The Colecovision one has three levels, not two.

 

I tried out the Vic 20 version. It's an interesting port. All of the boards are the same color (blue), but it has all four of them. Gameplay wise, it's actually very similar to the 800/5200 version. I also played the Atarisoft CGA computer verison. It has been awhile, but I remember liking it. It has all of the levels from the arcade version, if I remember correctly. Also, if I remember correctly, the pie level is more like the arcade one with the raising and lowering ladders.

 

Edit: Ugh, it's funny how memory can play tricks on you. I tired the Atarisoft PC DK again and, IMO, it's one of the worst ports of the game.
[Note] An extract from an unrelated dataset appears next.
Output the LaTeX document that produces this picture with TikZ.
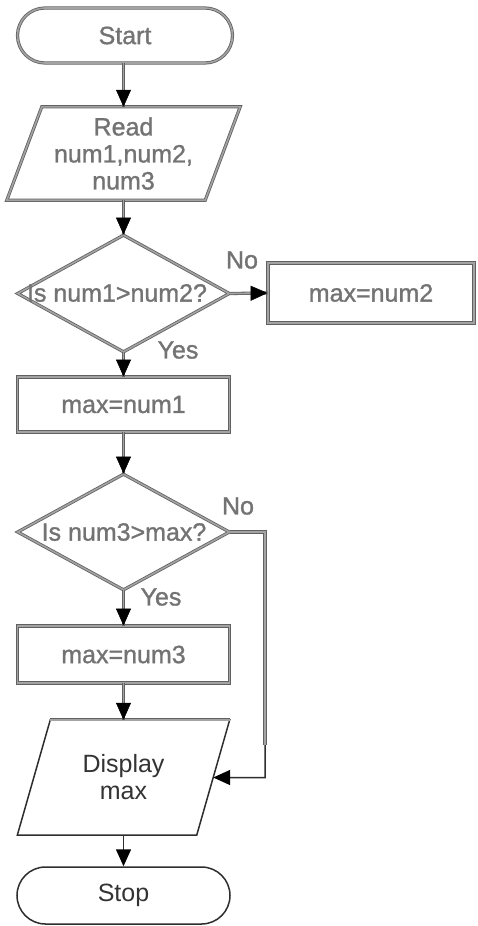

It has all four boards, but it also has terrible controls and iffy joystick support. I had to use Keyboard controls to play it. For some odd reason, Mario runs for a short distance with each button press (not a constant run, just runs a bit and then stops. It seems to be programmed this way). It's the only version of DK where the first hammer in the first level is a challenge to get.

 

Edit: I tried the PC Ms. Pac-Man again, which I had back in the day. The control is terrible with the keyboard, but it plays fine with joystick. Maybe, when the joystick for DK is working right, it's the same way. DK for DOS may not be as bad as I thought and, while the keyboard control sucks, after finding out you can stop by pressing down, it's not as bad as I initially, though. The Apple II version of DK is very similar to the PC one, but plays great with joystick.